§ **Exercise**
Begin with the first line and repeat exactly through the line containing "at (257, 15.5)"; leave every image out.

§ **Records**

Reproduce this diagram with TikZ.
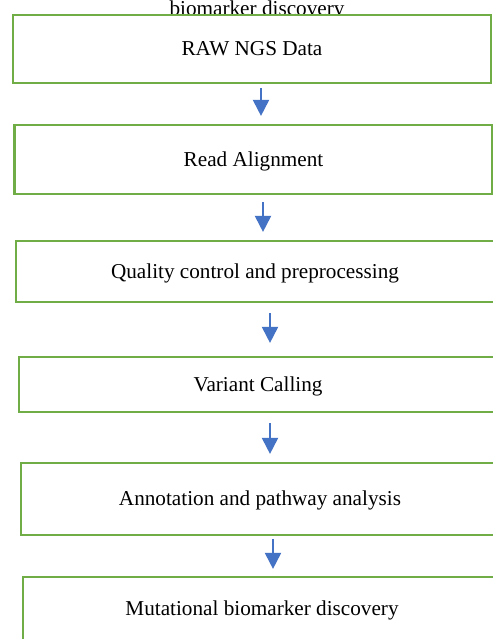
\documentclass[tikz,border=0pt]{standalone}
\usepackage{fontspec}
\setmainfont{Liberation Serif}
\usetikzlibrary{arrows.meta}

\definecolor{stepgreen}{HTML}{70AD47}
\definecolor{flowblue}{HTML}{4472C4}

\tikzset{
  stagebox/.style={draw=stepgreen, line width=1.1pt, fill=white, inner sep=0pt,
    minimum width=239pt, text depth=0.5pt, font=\fontsize{10.6}{12}\selectfont},
  flow/.style={flowblue, line width=1pt, -{Triangle[width=8pt,length=8pt]}}
}

\begin{document}
\begin{tikzpicture}[x=0.5pt, y=-0.5pt]

\clip (0,0) rectangle (493,639);
\fill[white] (0,0) rectangle (493,639);

\node (cut) at (257, 15.5) [anchor=base, font=\fontsize{10.6}{12}\selectfont] {biomarker discovery};

\node (raw) at (252, 49) [stagebox, minimum height=34pt] {RAW NGS Data};
\node (align) at (253.5, 159.5) [stagebox, minimum height=34.5pt] {Read Alignment};
\node (qc) at (255, 271.5) [stagebox, minimum height=30.5pt] {Quality control and preprocessing};
\node (calling) at (258, 384.5) [stagebox, minimum height=27.5pt] {Variant Calling};
\node (annot) at (260, 499) [stagebox, minimum height=36pt] {Annotation and pathway analysis};
\node (marker) at (262, 609) [stagebox, minimum height=32pt] {Mutational biomarker discovery};

\draw [flow, shorten <=2pt, shorten >=4pt] ([xshift=4.5pt]raw.south) -- ([xshift=3.75pt]align.north);
\draw [flow, shorten <=3.5pt, shorten >=4pt] ([xshift=4.75pt]align.south) -- ([xshift=4pt]qc.north);
\draw [flow, shorten <=5pt, shorten >=6.5pt] ([xshift=7.5pt]qc.south) -- ([xshift=6pt]calling.north);
\draw [flow, shorten <=5pt, shorten >=4pt] ([xshift=6pt]calling.south) -- ([xshift=5pt]annot.north);
\draw [flow, shorten <=1.5pt, shorten >=3.5pt] ([xshift=6.5pt]annot.south) -- ([xshift=5.5pt]marker.north);

\end{tikzpicture}
\end{document}
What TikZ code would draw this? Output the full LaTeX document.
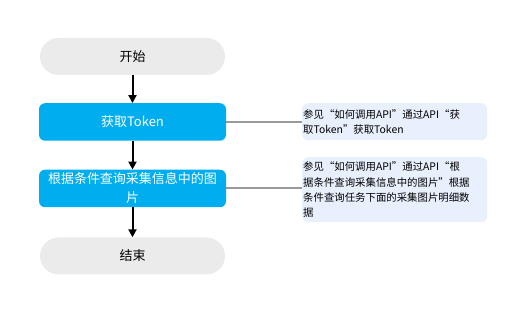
\documentclass[tikz,border=0pt]{standalone}
\usepackage{fontspec}
\setmainfont{Noto Sans CJK SC}
\usetikzlibrary{arrows.meta}
\definecolor{pillgray}{HTML}{EBEBEB}
\definecolor{stepblue}{HTML}{00AEEF}
\definecolor{notefill}{HTML}{E8EFFD}
\definecolor{linkgray}{HTML}{999999}
\tikzset{
  x=1pt,y=-1pt,
  pill/.style={fill=pillgray,rounded corners=18.5pt,minimum width=185pt,minimum height=37pt,inner sep=0pt,font=\fontsize{13}{19}\selectfont},
  stepbox/.style={fill=stepblue,rounded corners=6pt,minimum width=187pt,minimum height=37.5pt,inner sep=0pt,text=white,align=center,font=\fontsize{13}{19}\selectfont},
  notebox/.style={fill=notefill,rounded corners=6pt,minimum width=185pt,text width=183pt,inner xsep=1pt,inner ysep=0pt,align=left,anchor=north west,font=\fontsize{10.4}{15.3}\selectfont},
  flow/.style={-{Triangle[length=8pt,width=8pt]},line width=2pt,black},
  link/.style={linkgray,line width=2pt}
}
\begin{document}
\begin{tikzpicture}
\useasboundingbox (0,0) rectangle (525,312);
\node[pill] (start) at (132.5,56.5) {开始};
\node[stepbox] (token) at (132.5,122) {获取Token};
\node[stepbox] (query) at (132.5,188.5) {根据条件查询采集信息中的图\\片};
\node[pill] (end) at (132.5,256) {结束};
\node[notebox,minimum height=37pt] (n1) at (302,103) {参见“如何调用API”通过API“获\\取Token”获取Token};
\node[notebox,minimum height=65pt] (n2) at (302,157) {参见“如何调用API”通过API“根\\据条件查询采集信息中的图片”根据\\条件查询任务下面的采集图片明细数\\据};
\draw[flow] (start) -- (token);
\draw[flow] (token) -- (query);
\draw[flow] (query) -- (end);
\draw[link] (token.east) -- (token.east -| n1.west);
\draw[link] (query.east) -- (query.east -| n2.west);
\end{tikzpicture}
\end{document}
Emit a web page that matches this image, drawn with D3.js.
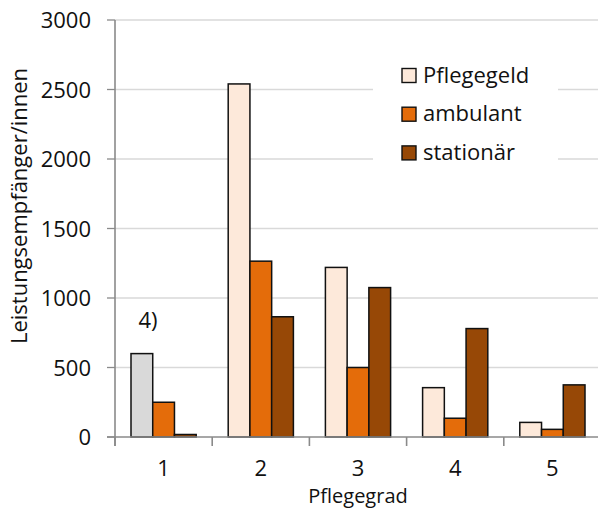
<!DOCTYPE html>
<html>
<head>
<meta charset="utf-8">
<script src="https://cdn.jsdelivr.net/npm/d3@7"></script>
<style>
  html, body { margin: 0; padding: 0; background: #fff; }
  svg { display: block; font-family: "Open Sans", "Noto Sans", sans-serif; }
</style>
</head>
<body>
<svg id="chart" width="598" height="508"></svg>
<script>
// Leistungsempfänger/innen nach Pflegegrad und Leistungsart
const categories = ["1", "2", "3", "4", "5"];
const seriesNames = ["Pflegegeld", "ambulant", "stationär"];
const pflegegeld = [600, 2540, 1220, 355, 105];
const ambulant = [250, 1265, 500, 135, 55];
const stationaer = [18, 865, 1075, 780, 375];
const yTicks = [0, 500, 1000, 1500, 2000, 2500, 3000];
const seriesColors = ["#fde9da", "#e46c0a", "#974806"];
const footnoteColor = "#d9d9d9"; // Pflegegrad 1, Fußnote 4)

const values = [pflegegeld, ambulant, stationaer];

const svg = d3.select("#chart");
const plotLeft = 115, plotRight = 601, plotTop = 20, plotBottom = 437;
const textColor = "#111";
const axisColor = "#8a8a8a";

const x = d3.scaleBand().domain(categories).range([plotLeft, plotRight]).padding(0);
const xs = d3.scaleBand().domain(seriesNames).range([16, x.bandwidth() - 16]).padding(0);
const y = d3.scaleLinear().domain([0, 3000]).range([plotBottom, plotTop]);

// Gitterlinien
svg.append("g")
  .selectAll("line")
  .data(yTicks.filter(d => d > 0))
  .join("line")
  .attr("x1", plotLeft).attr("x2", plotRight)
  .attr("y1", d => y(d)).attr("y2", d => y(d))
  .attr("stroke", "#d9d9d9").attr("stroke-width", 1.3);

// Legendenhintergrund verdeckt die Gitterlinien
svg.append("rect")
  .attr("x", 373).attr("y", 50).attr("width", 185).attr("height", 122)
  .attr("fill", "#fff");

// Balken
const rows = [];
categories.forEach((c, i) => {
  seriesNames.forEach((s, j) => {
    rows.push({ cat: c, series: s, value: values[j][i], idx: i, sIdx: j });
  });
});

svg.append("g")
  .selectAll("rect")
  .data(rows)
  .join("rect")
  .attr("x", d => x(d.cat) + xs(d.series))
  .attr("y", d => y(d.value))
  .attr("width", xs.bandwidth())
  .attr("height", d => y(0) - y(d.value))
  .attr("fill", d => (d.idx === 0 && d.sIdx === 0) ? footnoteColor : seriesColors[d.sIdx])
  .attr("stroke", "#111")
  .attr("stroke-width", 1.5);

// Y-Achse
const yAxis = svg.append("g");
yAxis.append("line")
  .attr("x1", plotLeft).attr("x2", plotLeft)
  .attr("y1", plotTop).attr("y2", plotBottom + 9)
  .attr("stroke", axisColor).attr("stroke-width", 1.6);
yAxis.selectAll("line.tick")
  .data(yTicks)
  .join("line")
  .attr("class", "tick")
  .attr("x1", plotLeft - 8).attr("x2", plotLeft)
  .attr("y1", d => y(d)).attr("y2", d => y(d))
  .attr("stroke", axisColor).attr("stroke-width", 1.3);
yAxis.selectAll("text")
  .data(yTicks)
  .join("text")
  .attr("x", 91)
  .attr("y", d => y(d) + 8)
  .attr("text-anchor", "end")
  .attr("font-size", 22)
  .attr("fill", textColor)
  .text(d => d);

// X-Achse
const xAxis = svg.append("g");
xAxis.append("line")
  .attr("x1", plotLeft - 8).attr("x2", plotRight)
  .attr("y1", plotBottom).attr("y2", plotBottom)
  .attr("stroke", axisColor).attr("stroke-width", 1.6);
const boundaries = categories.map(c => x(c)).concat([x(categories[categories.length - 1]) + x.bandwidth()]);
xAxis.selectAll("line.tick")
  .data(boundaries)
  .join("line")
  .attr("class", "tick")
  .attr("x1", d => d).attr("x2", d => d)
  .attr("y1", plotBottom).attr("y2", plotBottom + 9)
  .attr("stroke", axisColor).attr("stroke-width", 1.6);
xAxis.selectAll("text")
  .data(categories)
  .join("text")
  .attr("x", d => x(d) + x.bandwidth() / 2)
  .attr("y", 476)
  .attr("text-anchor", "middle")
  .attr("font-size", 22)
  .attr("fill", textColor)
  .text(d => d);

// Achsentitel
svg.append("text")
  .attr("x", (plotLeft + plotRight) / 2)
  .attr("y", 503)
  .attr("text-anchor", "middle")
  .attr("font-size", 20)
  .attr("fill", textColor)
  .text("Pflegegrad");

svg.append("text")
  .attr("transform", "translate(27,206) rotate(-90)")
  .attr("text-anchor", "middle")
  .attr("font-size", 22)
  .attr("fill", textColor)
  .text("Leistungsempfänger/innen");

// Fußnote über Pflegegrad 1
svg.append("text")
  .attr("x", x(categories[0]) + xs(seriesNames[0]) + 7.5)
  .attr("y", 328)
  .attr("font-size", 22)
  .attr("fill", textColor)
  .text("4)");

// Legende
const legend = svg.append("g");
seriesNames.forEach((s, j) => {
  const cy = 75.5 + j * 38.7;
  legend.append("rect")
    .attr("x", 402).attr("y", cy - 7)
    .attr("width", 14).attr("height", 14)
    .attr("fill", seriesColors[j])
    .attr("stroke", "#111").attr("stroke-width", 1.4);
  legend.append("text")
    .attr("x", 423).attr("y", cy + 7)
    .attr("font-size", 22)
    .attr("fill", textColor)
    .text(s);
});
</script>
</body>
</html>
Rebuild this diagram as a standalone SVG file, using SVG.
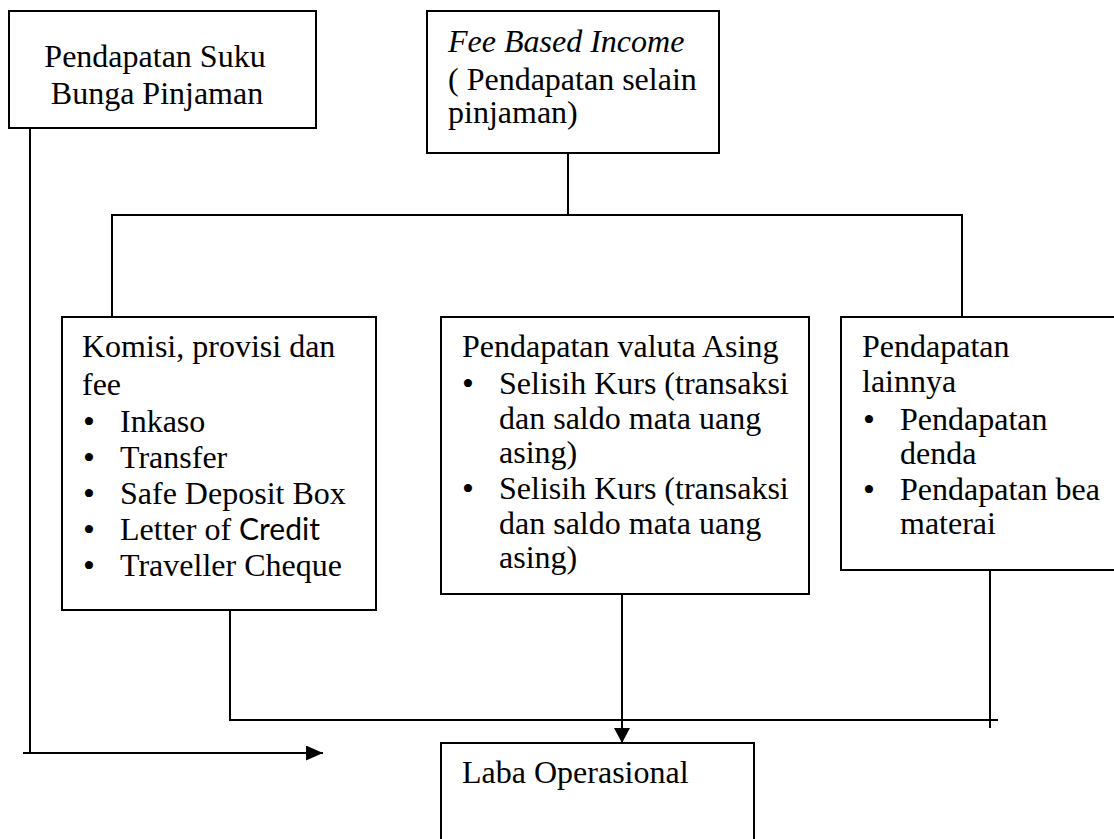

§ **Task answer**
Reproduce this diagram with TikZ.
\documentclass[tikz,border=0pt]{standalone}
\usepackage{fontspec}
\setmainfont{Liberation Serif}
\usetikzlibrary{arrows.meta}

\definecolor{stepgreen}{HTML}{70AD47}
\definecolor{flowblue}{HTML}{4472C4}

\tikzset{
  stagebox/.style={draw=stepgreen, line width=1.1pt, fill=white, inner sep=0pt,
    minimum width=239pt, text depth=0.5pt, font=\fontsize{10.6}{12}\selectfont},
  flow/.style={flowblue, line width=1pt, -{Triangle[width=8pt,length=8pt]}}
}

\begin{document}
\begin{tikzpicture}[x=0.5pt, y=-0.5pt]

\clip (0,0) rectangle (493,639);
\fill[white] (0,0) rectangle (493,639);

\node (cut) at (257, 15.5) [anchor=base, font=\fontsize{10.6}{12}\selectfont] {biomarker discovery};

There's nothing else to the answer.